Articles 1 and 2 of the Convention. Protection against acts of anti-union discrimination. The Committee notes that, having examined numerous allegations of anti-union discrimination (dismissals, transfers and even eviction from their homes), the Commission of Inquiry concluded that there was no adequate protection against anti-union discrimination in the country. The Committee concurs with the Commission which recalled that, by virtue of its ratification of Convention, the Government is responsible for preventing all acts of anti-union discrimination and must ensure that complaints of anti-union discrimination are examined in the framework of national procedures which should be expeditious – so that the necessary remedies can be really effective – inexpensive and fully impartial, and considered as such by the parties concerned.

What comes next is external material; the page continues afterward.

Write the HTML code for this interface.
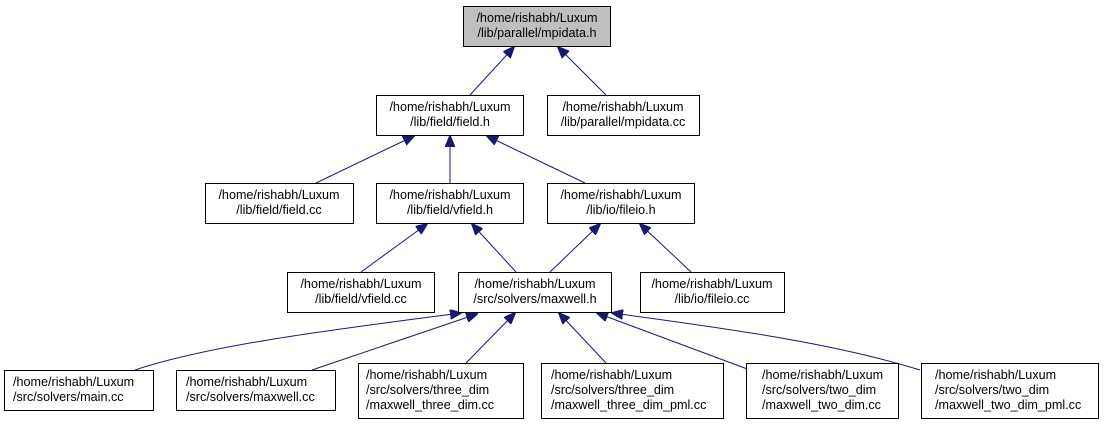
<!DOCTYPE html>
<html><head><meta charset="utf-8"><style>
html,body{margin:0;padding:0;background:#fff;width:1104px;height:424px;overflow:hidden}
svg{display:block}
text{font-family:"Liberation Sans",sans-serif;font-size:12.6px;fill:#000}
rect{stroke:#000;stroke-width:1;fill:#fff}
path,line{stroke:#191970;stroke-width:1;fill:none}
</style></head><body>
<svg width="1104" height="424" viewBox="0 0 1104 424">
<defs><marker id="a" markerWidth="12" markerHeight="10" refX="11" refY="5" orient="auto" markerUnits="userSpaceOnUse"><polygon points="0,0 12,5 0,10" fill="#191970" stroke="#191970"/></marker></defs>
<line x1="470" y1="95" x2="514" y2="47" marker-end="url(#a)"/>
<line x1="606" y1="95" x2="558" y2="47" marker-end="url(#a)"/>
<line x1="316" y1="183" x2="414" y2="136" marker-end="url(#a)"/>
<line x1="450" y1="183" x2="450" y2="136" marker-end="url(#a)"/>
<line x1="585" y1="183" x2="487" y2="136" marker-end="url(#a)"/>
<line x1="361" y1="272" x2="427" y2="224" marker-end="url(#a)"/>
<line x1="516" y1="272" x2="472" y2="224" marker-end="url(#a)"/>
<line x1="550" y1="272" x2="600" y2="224" marker-end="url(#a)"/>
<line x1="691" y1="272" x2="640" y2="224" marker-end="url(#a)"/>
<path d="M135,370 C210,345 330,330 461,313" marker-end="url(#a)"/>
<line x1="312" y1="370" x2="477" y2="314" marker-end="url(#a)"/>
<line x1="466" y1="363" x2="515" y2="313" marker-end="url(#a)"/>
<line x1="606" y1="363" x2="559" y2="313" marker-end="url(#a)"/>
<line x1="750" y1="370" x2="597" y2="313" marker-end="url(#a)"/>
<path d="M920,370 C840,345 740,330 612,313" marker-end="url(#a)"/>
<rect x="463.5" y="6.5" width="147" height="40" style="fill:#bfbfbf"/>
<text x="537" y="22" text-anchor="middle">/home/rishabh/Luxum</text><text x="537" y="37" text-anchor="middle">/lib/parallel/mpidata.h</text>
<rect x="376.5" y="95.5" width="147" height="40"/>
<text x="450" y="111" text-anchor="middle">/home/rishabh/Luxum</text><text x="450" y="126" text-anchor="middle">/lib/field/field.h</text>
<rect x="547.5" y="95.5" width="152" height="40"/>
<text x="623" y="111" text-anchor="middle">/home/rishabh/Luxum</text><text x="623" y="126" text-anchor="middle">/lib/parallel/mpidata.cc</text>
<rect x="205.5" y="183.5" width="148" height="40"/>
<text x="279" y="199" text-anchor="middle">/home/rishabh/Luxum</text><text x="279" y="214" text-anchor="middle">/lib/field/field.cc</text>
<rect x="376.5" y="183.5" width="147" height="40"/>
<text x="450" y="199" text-anchor="middle">/home/rishabh/Luxum</text><text x="450" y="214" text-anchor="middle">/lib/field/vfield.h</text>
<rect x="547.5" y="183.5" width="147" height="40"/>
<text x="621" y="199" text-anchor="middle">/home/rishabh/Luxum</text><text x="621" y="214" text-anchor="middle">/lib/io/fileio.h</text>
<rect x="287.5" y="272.5" width="147" height="40"/>
<text x="361" y="288" text-anchor="middle">/home/rishabh/Luxum</text><text x="361" y="303" text-anchor="middle">/lib/field/vfield.cc</text>
<rect x="458.5" y="272.5" width="153" height="40"/>
<text x="535" y="288" text-anchor="middle">/home/rishabh/Luxum</text><text x="535" y="303" text-anchor="middle">/src/solvers/maxwell.h</text>
<rect x="640.5" y="272.5" width="144" height="40"/>
<text x="712" y="288" text-anchor="middle">/home/rishabh/Luxum</text><text x="712" y="303" text-anchor="middle">/lib/io/fileio.cc</text>
<rect x="4.5" y="370.5" width="149" height="40"/>
<text x="13" y="386">/home/rishabh/Luxum</text><text x="13" y="401">/src/solvers/main.cc</text>
<rect x="176.5" y="370.5" width="159" height="40"/>
<text x="186" y="386">/home/rishabh/Luxum</text><text x="186" y="401">/src/solvers/maxwell.cc</text>
<rect x="358.5" y="363.5" width="165" height="55"/>
<text x="366" y="379">/home/rishabh/Luxum</text><text x="366" y="394">/src/solvers/three_dim</text><text x="366" y="409">/maxwell_three_dim.cc</text>
<rect x="541.5" y="363.5" width="182" height="55"/>
<text x="551" y="379">/home/rishabh/Luxum</text><text x="551" y="394">/src/solvers/three_dim</text><text x="551" y="409">/maxwell_three_dim_pml.cc</text>
<rect x="746.5" y="363.5" width="152" height="55"/>
<text x="762" y="379">/home/rishabh/Luxum</text><text x="762" y="394">/src/solvers/two_dim</text><text x="762" y="409">/maxwell_two_dim.cc</text>
<rect x="921.5" y="363.5" width="177" height="55"/>
<text x="935" y="379">/home/rishabh/Luxum</text><text x="935" y="394">/src/solvers/two_dim</text><text x="935" y="409">/maxwell_two_dim_pml.cc</text>
</svg>
</body></html>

In other words, where cases of alleged anti-union discrimination are involved, the competent authorities dealing with labour issues should begin an inquiry immediately and take suitable measures to remedy any effects of anti-union discrimination brought to their attention. In this regard, the Commission stressed that the remedy of reinstatement should be available to those who are victims of anti-union discrimination and, if reinstatement is not possible, the Government should ensure that the workers concerned are paid adequate compensation which would represent a sufficiently dissuasive sanction for anti-trade union dismissals (see paragraph 586 of the Report of the Commission of Inquiry: Truth, reconciliation and justice in Zimbabwe). The Committee requests the Government to indicate specific measures taken or envisaged to ensure that the above principle is enshrined in the national legislation, and applied and respected in practice.

Article 4. Collective bargaining. The Committee recalls that in its previous comments, it had raised concern with regard to the following legislative provisions, also raised by the Commission of Inquiry in its report:

–      section 17 of the Labour Act, which empower the Minister to issue regulations on an extensive list of matters, including conditions of employment;

–      sections 78 and 79, which empower the Minister to direct the Registrar not to register an agreement “if any provision appears to the Minister to be inconsistent with legislation or unreasonable or unfair”;

–      sections 25 and 81, pursuant to which, the Minister can “direct the parties to negotiate an amendment” to a registered collective agreement if it contains a provision “that is, or that has become, inconsistent with legislation in force or is unreasonable or unfair”. The Minister may then amend the agreement in accordance with the proposed amendment, or “in such other manner that is consistent with the considerations of legislative consistency, reasonableness and fairness”; and

–      section 93(3-5), which provides that disputes of interest in the essential services that have not been settled within 30 days or such other period as agreed by the parties will be referred to compulsory arbitration.

Article 6. Collective bargaining in the public service. Noting that currently, public servants have no collective bargaining rights, the Committee, like the Commission of Inquiry, stresses that all workers, including public servants, should be entitled to bargain collectively to determine their conditions of work. Only public servants, who, by their functions, are directly engaged in the administration of the State (that is, civil servants employed in government ministries and other comparable bodies), as well as officials acting as supporting elements in these activities can be excluded from the protection of Convention.

Taking due note of the initiated labour law reform and harmonization process, the Committee expresses the firm hope that the relevant legislative texts, and in particular, the Labour Act and the Public Service Act, will be brought in line with the Convention, taking into account the recommendations of the Commission of Inquiry and the Committee’s comments above. The Committee requests the Government to provide detailed information in its next report on all measures taken or envisaged in this respect, as well as to transmit texts of any relevant draft or adopted legislation, so that it may examine its conformity with the provisions of the Convention.